__Data provided__:
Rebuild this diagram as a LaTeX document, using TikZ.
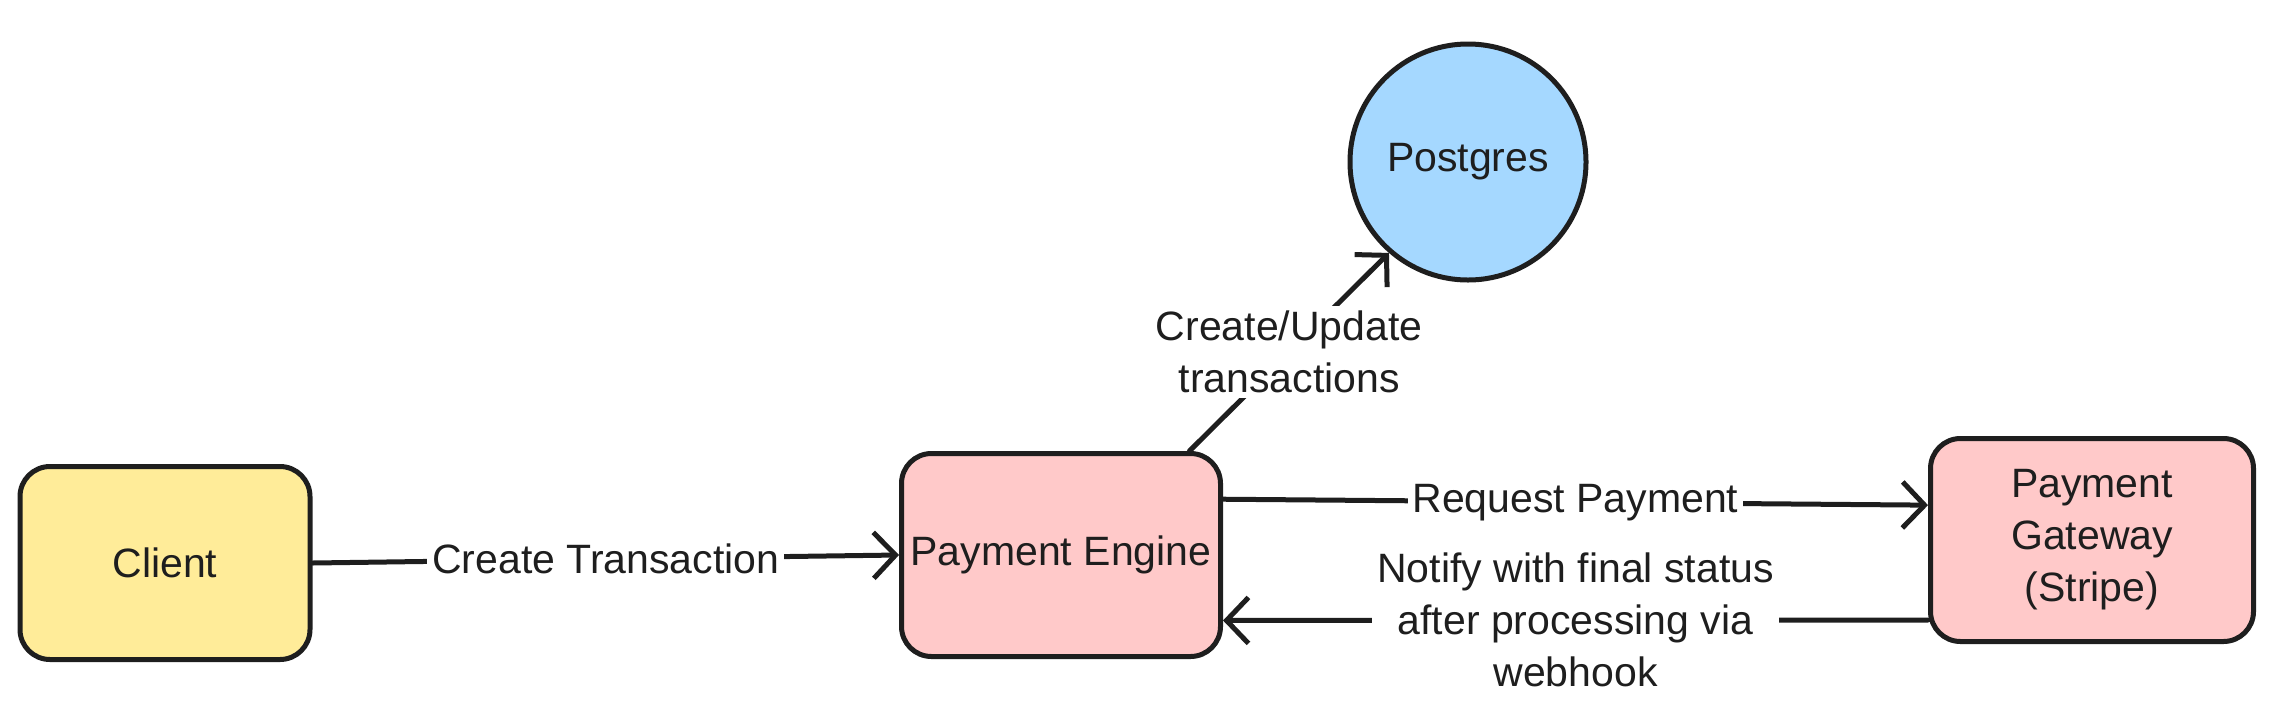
\documentclass[tikz,border=0pt]{standalone}
\usepackage{fontspec}
\setmainfont{Liberation Sans}
\usetikzlibrary{arrows.meta}
\definecolor{ink}{HTML}{1E1E1E}
\definecolor{yel}{HTML}{FFEC99}
\definecolor{pnk}{HTML}{FFC9C9}
\definecolor{blu}{HTML}{A5D8FF}
\begin{document}
\begin{tikzpicture}[x=1pt,y=-1pt,
  txt/.style={font=\fontsize{41}{52}\selectfont, text=ink, align=center},
  box/.style={txt, draw=ink, line width=5pt, rounded corners=30pt, inner sep=0pt},
  conn/.style={draw=ink, line width=5pt, line cap=round, -{Straight Barb[length=22pt,width=46pt]}},
  lbl/.style={txt, fill=white, inner sep=5pt}]
\useasboundingbox (0,0) rectangle (2273,713);
\node[box, fill=yel, minimum width=290pt, minimum height=193pt] (client) at (165,563) {Client};
\node[box, fill=pnk, minimum width=319pt, minimum height=203pt] (pe) at (1061,555) {Payment Engine};
\node[box, fill=pnk, minimum width=323pt, minimum height=203pt] (pg) at (2092,540) {Payment\\Gateway\\(Stripe)};
\node[txt, circle, draw=ink, fill=blu, line width=5pt, minimum size=236pt, inner sep=0pt] (db) at (1468,162) {Postgres};
\draw[conn] (client.east) -- node[lbl] {Create Transaction} (pe.west);
\draw[conn] (pe.39) -- node[lbl] {Create/Update\\transactions} (db.229);
\draw[conn] (pe.19) -- node[lbl] {Request Payment} (pg.168);
\draw[conn] (pg.206) -- node[lbl] {Notify with final status\\after processing via\\webhook} (pe.-22);
\end{tikzpicture}
\end{document}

__Stated exercise__:
Please transcribe the material above exactly as written. Leave the pictures out.

__Result of the task__:
Rebuild this diagram as a LaTeX document, using TikZ.
\documentclass[tikz,border=0pt]{standalone}
\usepackage{fontspec}
\setmainfont{Liberation Sans}
\usetikzlibrary{arrows.meta}
\definecolor{ink}{HTML}{1E1E1E}
\definecolor{yel}{HTML}{FFEC99}
\definecolor{pnk}{HTML}{FFC9C9}
\definecolor{blu}{HTML}{A5D8FF}
\begin{document}
\begin{tikzpicture}[x=1pt,y=-1pt,
  txt/.style={font=\fontsize{41}{52}\selectfont, text=ink, align=center},
  box/.style={txt, draw=ink, line width=5pt, rounded corners=30pt, inner sep=0pt},
  conn/.style={draw=ink, line width=5pt, line cap=round, -{Straight Barb[length=22pt,width=46pt]}},
  lbl/.style={txt, fill=white, inner sep=5pt}]
\useasboundingbox (0,0) rectangle (2273,713);
\node[box, fill=yel, minimum width=290pt, minimum height=193pt] (client) at (165,563) {Client};
\node[box, fill=pnk, minimum width=319pt, minimum height=203pt] (pe) at (1061,555) {Payment Engine};
\node[box, fill=pnk, minimum width=323pt, minimum height=203pt] (pg) at (2092,540) {Payment\\Gateway\\(Stripe)};
\node[txt, circle, draw=ink, fill=blu, line width=5pt, minimum size=236pt, inner sep=0pt] (db) at (1468,162) {Postgres};
\draw[conn] (client.east) -- node[lbl] {Create Transaction} (pe.west);
\draw[conn] (pe.39) -- node[lbl] {Create/Update\\transactions} (db.229);
\draw[conn] (pe.19) -- node[lbl] {Request Payment} (pg.168);
\draw[conn] (pg.206) -- node[lbl] {Notify with final status\\after processing via\\webhook} (pe.-22);
\end{tikzpicture}
\end{document}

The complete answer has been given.